>>

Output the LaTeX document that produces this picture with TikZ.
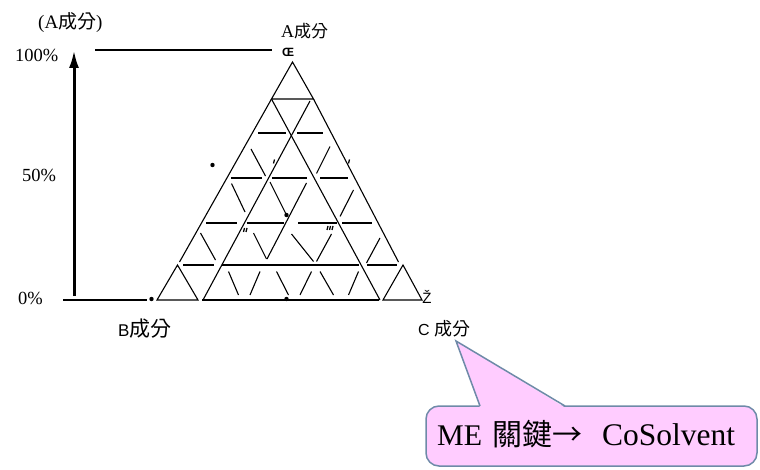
\documentclass[tikz,border=0pt]{standalone}
\usepackage{fontspec}
\setmainfont{Liberation Serif}
\newfontfamily\cjkf{Noto Sans CJK TC}
\newfontfamily\arialf{Liberation Sans}
\usetikzlibrary{arrows.meta}
\definecolor{calloutfill}{RGB}{255,204,255}
\definecolor{calloutedge}{RGB}{110,138,168}
\tikzset{
  grid/.style={line width=1.1pt, line cap=butt},
  bold base/.style={line width=2.6pt},
  lbl/.style={inner sep=0pt, anchor=west},
  dotmark/.style={fill=black},
  tick/.style={line width=1.3pt}
}
\begin{document}
\begin{tikzpicture}[x=1pt,y=-1pt]
\useasboundingbox (0,0) rectangle (760,470);
% axis
\draw[line width=3pt,-{Latex[length=18pt,width=10pt]}] (74,296) -- (74,50);
\draw[grid] (95,50) -- (272,50);
\draw[grid] (63,300) -- (147,300);
% labels
\node[lbl] (atitle) at (38,23) {\fontsize{19}{22}\selectfont (A{\cjkf\fontsize{19}{22}\selectfont 成分})};
\node[lbl] (p100) at (15,55) {\fontsize{18.5}{20}\selectfont 100\%};
\node[lbl] (p50) at (22,175) {\fontsize{18.5}{20}\selectfont 50\%};
\node[lbl] (p0) at (18,298) {\fontsize{18.5}{20}\selectfont 0\%};
\node[lbl] (alab) at (281,31) {\fontsize{18}{20}\selectfont A{\cjkf\fontsize{17}{20}\selectfont 成分}};
\node[inner sep=0pt] (oe) at (288,52) {\arialf\bfseries\fontsize{12}{14}\selectfont Œ};
\node[lbl] (blab) at (118,329) {\arialf\fontsize{17}{20}\selectfont B{\cjkf\fontsize{21}{24}\selectfont 成分}};
\node[lbl] (clab) at (418,329) {\arialf\fontsize{16}{20}\selectfont C {\cjkf\fontsize{18}{20}\selectfont 成分}};
\node[inner sep=0pt] (zc) at (427,297) {\arialf\fontsize{15}{18}\selectfont Ž};
% triangle: outer pieces
\draw[grid] (292.5,62) -- (271.5,99) -- (313.5,99) -- cycle;
\draw[grid] (271.5,99) -- (179.5,262);
\draw[grid] (313.5,99) -- (398.5,262);
\draw[grid] (157,300) -- (177.5,265) -- (198,300) -- cycle;
\draw[grid] (383,300) -- (403,265) -- (422,300) -- cycle;
% long inner lines
\draw[grid] (271.5,99) -- (380,300);
\draw[grid] (310,101) -- (203,300);
% horizontal pieces
\draw[grid] (258,133) -- (285.5,133);
\draw[grid] (297,133) -- (322.5,133);
\draw[grid] (231,178) -- (261.5,178);
\draw[grid] (272,178) -- (307,178);
\draw[grid] (320,178) -- (348,178);
\draw[grid] (206,223) -- (236.5,223);
\draw[grid] (246.5,223) -- (284,223);
\draw[grid] (298,223) -- (336.5,223);
\draw[grid] (342,223) -- (372,223);
\draw[grid] (183,265) -- (213.5,265);
\draw[grid] (222,265) -- (358.5,265);
\draw[grid] (367,265) -- (397,265);
\draw[bold base] (202,300) -- (378.5,300);
% short diagonal pieces
\draw[grid] (251,149) -- (265.5,176);
\draw[grid] (330,146.5) -- (316.5,173.5);
\draw[grid] (231.5,183.5) -- (245,212);
\draw[grid] (270,182) -- (286.5,215);
\draw[grid] (306.5,183) -- (267,259);
\draw[grid] (353.5,190) -- (340,216.5);
\draw[grid] (200.5,233) -- (215.5,260);
\draw[grid] (253.5,233) -- (266.5,259);
\draw[grid] (291.5,234) -- (313.5,261.5);
\draw[grid] (331.5,234) -- (316.5,261.5);
\draw[grid] (380,238) -- (366.5,263);
\draw[grid] (228.5,271.5) -- (238.5,295);
\draw[grid] (260,271.5) -- (250,295);
\draw[grid] (276.5,271.5) -- (288.5,295);
\draw[grid] (311.5,271.5) -- (300,295);
\draw[grid] (320,271.5) -- (333.5,295);
\draw[grid] (358.5,271.5) -- (348.5,295);
% tiny marks
\draw[tick] (274.5,159.5) -- (273.5,163.5);
\draw[tick] (349.5,159.5) -- (348.5,163.5);
\draw[tick] (244.5,228) -- (243.5,232);
\draw[tick] (247,228) -- (246,232);
\draw[tick] (328,226) -- (327,230);
\draw[tick] (330.5,226) -- (329.5,230);
\draw[tick] (333,226) -- (332,230);
% dots
\fill[dotmark] (212.5,165) circle (2.2);
\fill[dotmark] (286.5,215) circle (2.2);
\fill[dotmark] (151.5,299) circle (2.2);
\fill[dotmark] (286.5,299) circle (2.2);
% callout
\draw[fill=calloutfill, draw=calloutedge, line width=1.5pt, rounded corners=13pt] (426,406) rectangle (757,466);
\fill[calloutfill] (480,407.5) -- (456,341) -- (565,407.5) -- cycle;
\draw[draw=calloutedge, line width=1.5pt, line join=miter] (480,406) -- (456,341) -- (565,406);
\node[lbl] (ctext) at (437,434) {\fontsize{30}{34}\selectfont ME\hspace{10pt}{\cjkf 關鍵→}\hspace{20pt}{\fontsize{31.5}{34}\selectfont CoSolvent}};
\end{tikzpicture}
\end{document}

<<

GOAL OF THE EXERCISE - Keep the pictures out of the copy and return the rest of the data above exactly.

EXERCISE SOLUTION -
Output the LaTeX document that produces this picture with TikZ.
\documentclass[tikz,border=0pt]{standalone}
\usepackage{fontspec}
\setmainfont{Liberation Serif}
\newfontfamily\cjkf{Noto Sans CJK TC}
\newfontfamily\arialf{Liberation Sans}
\usetikzlibrary{arrows.meta}
\definecolor{calloutfill}{RGB}{255,204,255}
\definecolor{calloutedge}{RGB}{110,138,168}
\tikzset{
  grid/.style={line width=1.1pt, line cap=butt},
  bold base/.style={line width=2.6pt},
  lbl/.style={inner sep=0pt, anchor=west},
  dotmark/.style={fill=black},
  tick/.style={line width=1.3pt}
}
\begin{document}
\begin{tikzpicture}[x=1pt,y=-1pt]
\useasboundingbox (0,0) rectangle (760,470);
% axis
\draw[line width=3pt,-{Latex[length=18pt,width=10pt]}] (74,296) -- (74,50);
\draw[grid] (95,50) -- (272,50);
\draw[grid] (63,300) -- (147,300);
% labels
\node[lbl] (atitle) at (38,23) {\fontsize{19}{22}\selectfont (A{\cjkf\fontsize{19}{22}\selectfont 成分})};
\node[lbl] (p100) at (15,55) {\fontsize{18.5}{20}\selectfont 100\%};
\node[lbl] (p50) at (22,175) {\fontsize{18.5}{20}\selectfont 50\%};
\node[lbl] (p0) at (18,298) {\fontsize{18.5}{20}\selectfont 0\%};
\node[lbl] (alab) at (281,31) {\fontsize{18}{20}\selectfont A{\cjkf\fontsize{17}{20}\selectfont 成分}};
\node[inner sep=0pt] (oe) at (288,52) {\arialf\bfseries\fontsize{12}{14}\selectfont Œ};
\node[lbl] (blab) at (118,329) {\arialf\fontsize{17}{20}\selectfont B{\cjkf\fontsize{21}{24}\selectfont 成分}};
\node[lbl] (clab) at (418,329) {\arialf\fontsize{16}{20}\selectfont C {\cjkf\fontsize{18}{20}\selectfont 成分}};
\node[inner sep=0pt] (zc) at (427,297) {\arialf\fontsize{15}{18}\selectfont Ž};
% triangle: outer pieces
\draw[grid] (292.5,62) -- (271.5,99) -- (313.5,99) -- cycle;
\draw[grid] (271.5,99) -- (179.5,262);
\draw[grid] (313.5,99) -- (398.5,262);
\draw[grid] (157,300) -- (177.5,265) -- (198,300) -- cycle;
\draw[grid] (383,300) -- (403,265) -- (422,300) -- cycle;
% long inner lines
\draw[grid] (271.5,99) -- (380,300);
\draw[grid] (310,101) -- (203,300);
% horizontal pieces
\draw[grid] (258,133) -- (285.5,133);
\draw[grid] (297,133) -- (322.5,133);
\draw[grid] (231,178) -- (261.5,178);
\draw[grid] (272,178) -- (307,178);
\draw[grid] (320,178) -- (348,178);
\draw[grid] (206,223) -- (236.5,223);
\draw[grid] (246.5,223) -- (284,223);
\draw[grid] (298,223) -- (336.5,223);
\draw[grid] (342,223) -- (372,223);
\draw[grid] (183,265) -- (213.5,265);
\draw[grid] (222,265) -- (358.5,265);
\draw[grid] (367,265) -- (397,265);
\draw[bold base] (202,300) -- (378.5,300);
% short diagonal pieces
\draw[grid] (251,149) -- (265.5,176);
\draw[grid] (330,146.5) -- (316.5,173.5);
\draw[grid] (231.5,183.5) -- (245,212);
\draw[grid] (270,182) -- (286.5,215);
\draw[grid] (306.5,183) -- (267,259);
\draw[grid] (353.5,190) -- (340,216.5);
\draw[grid] (200.5,233) -- (215.5,260);
\draw[grid] (253.5,233) -- (266.5,259);
\draw[grid] (291.5,234) -- (313.5,261.5);
\draw[grid] (331.5,234) -- (316.5,261.5);
\draw[grid] (380,238) -- (366.5,263);
\draw[grid] (228.5,271.5) -- (238.5,295);
\draw[grid] (260,271.5) -- (250,295);
\draw[grid] (276.5,271.5) -- (288.5,295);
\draw[grid] (311.5,271.5) -- (300,295);
\draw[grid] (320,271.5) -- (333.5,295);
\draw[grid] (358.5,271.5) -- (348.5,295);
% tiny marks
\draw[tick] (274.5,159.5) -- (273.5,163.5);
\draw[tick] (349.5,159.5) -- (348.5,163.5);
\draw[tick] (244.5,228) -- (243.5,232);
\draw[tick] (247,228) -- (246,232);
\draw[tick] (328,226) -- (327,230);
\draw[tick] (330.5,226) -- (329.5,230);
\draw[tick] (333,226) -- (332,230);
% dots
\fill[dotmark] (212.5,165) circle (2.2);
\fill[dotmark] (286.5,215) circle (2.2);
\fill[dotmark] (151.5,299) circle (2.2);
\fill[dotmark] (286.5,299) circle (2.2);
% callout
\draw[fill=calloutfill, draw=calloutedge, line width=1.5pt, rounded corners=13pt] (426,406) rectangle (757,466);
\fill[calloutfill] (480,407.5) -- (456,341) -- (565,407.5) -- cycle;
\draw[draw=calloutedge, line width=1.5pt, line join=miter] (480,406) -- (456,341) -- (565,406);
\node[lbl] (ctext) at (437,434) {\fontsize{30}{34}\selectfont ME\hspace{10pt}{\cjkf 關鍵→}\hspace{20pt}{\fontsize{31.5}{34}\selectfont CoSolvent}};
\end{tikzpicture}
\end{document}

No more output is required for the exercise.